The immigrants also said they felt cheated that the conditions at the plant and its allegedly deceptive and illegal hiring practices were not exposed to the scrutiny of a public trial.
Jesus Loera-Gallegos, one of two dozen illegal immigrants who had been detained after serving his prison term to testify as a material witness, said the dismissal of the immigration charges means he will likely be deported soon.
“They have Sholom, and now they don’t need us anymore. They will kick us in the rear and tell us to leave the country,” said Loera-Gallegos, who came to Postville from Mexico 11 years ago.
Loera-Gallegos, who works at an Elkader lumberyard now, said he would have liked to have told the court how Agriprocessors lied to and took advantage of its employees.
Following the dismissal of Rubashkin’s immigration charges, the government filed a motion releasing the potential material witnesses. A federal magistrate last week granted a motion filed by former Agriprocessors supervisor Brent Beebe, asking that they not be released until after his Jan. 19 trial on charges of aiding and abetting illegal workers, harboring illegal workers and document fraud.
The immigrants who were incarcerated said they were railroaded into guilty pleas because of their ignorance of U.S. law and their rights. They also said they were treated badly in prison.
Loera-Gallegos said he was disappointed that his court-appointed attorney told him “to just sign my guilt, or I would get two years in prison.”
The authors of “Postville U.S.A.” — University of Northern Iowa professors Mark Grey and Michele Devlin and Postville businessman Aaron Goldsmith — said 302 detainees “were forced into a plea agreement” under which they would not be charged with felony aggravated identity theft if they pleaded guilty to a lesser charge of using a false Social Security number and accepted a five-month jail sentence and subsequent deportation.
Laura Castillo Rodriguez of Mexico City, Mexico, a Postville resident for the past three years, said the U.S. government “took advantage of us because we have no resources and no understanding of how the law works.”
“When I was chained up and bused to Waterloo, we were told that we had committed a crime and that we were going to prison.

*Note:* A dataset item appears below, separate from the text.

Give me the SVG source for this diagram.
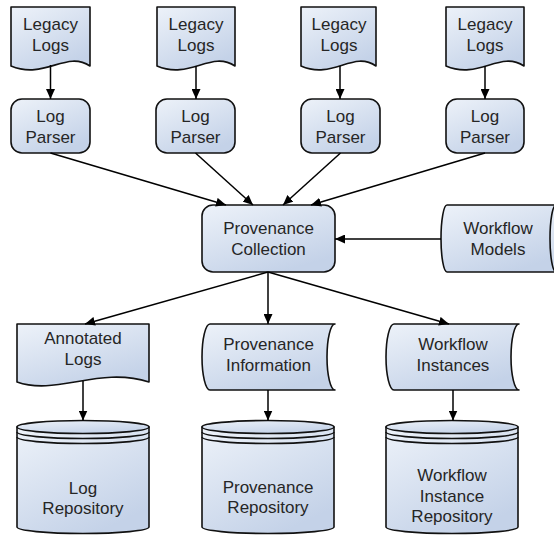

They took advantage of my ignorance. They told us if we did not plead guilty, we would be going to prison for two years,” said Rodriguez, who now wishes she had not pleaded guilty.
Rodriguez described her imprisonment as humiliating. She spent 11 days in solitary confinement in a small room called the “shoe” because it was so cramped, she said. Whenever she had a visitor, she had to undergo a strip search that included an inspection of her vagina for drugs, before and after the visit, she said.
“I would rather not have visitors than go through that,” she said.
Yukary Hernandez Gonzalez, who came to Postville four years ago from Mexico and turned 18 just before the raid, said she had no choice but to “see women inmates having sex with each other.”
Josue Muj Ixen of Chimaltenango, Guatemala, a seven-year resident of Postville, described his five months in federal prison as a nightmare. “I try every day to forget about it,” he said.
Roselia Ramirez Martinez, who came to Postville from Mexico eight years ago, said she is outraged that the U.S. government has forced her and 40 other Postville women to wear a GPS ankle bracelet since the raid.
“Why wouldn’t they trust us to stay here? We don’t want to leave. They left us with no job and no means to survive,” she said.
Estela Vega Nava, who came to Postville eight years ago from Mexico, said the ankle bracelet makes her feel “like an animal that has to be kept on a chain.”
Rosalva Lopez Nava of El barril San Luis Potosi, Mexico, a 13-year resident of Postville, said the GPS bracelets are a form of discrimination that branded the wearers as criminals.
Martinez said the immigrants believe their only crime was to take difficult, low-paying jobs unwanted by most U.S. citizens in an effort to improve the lives of their families.
“Honest people who like to work hard are now sad and depressed because they are unable to do so. We want to work. Labor is all we have, but we don’t have the legal documents to do so,” she said.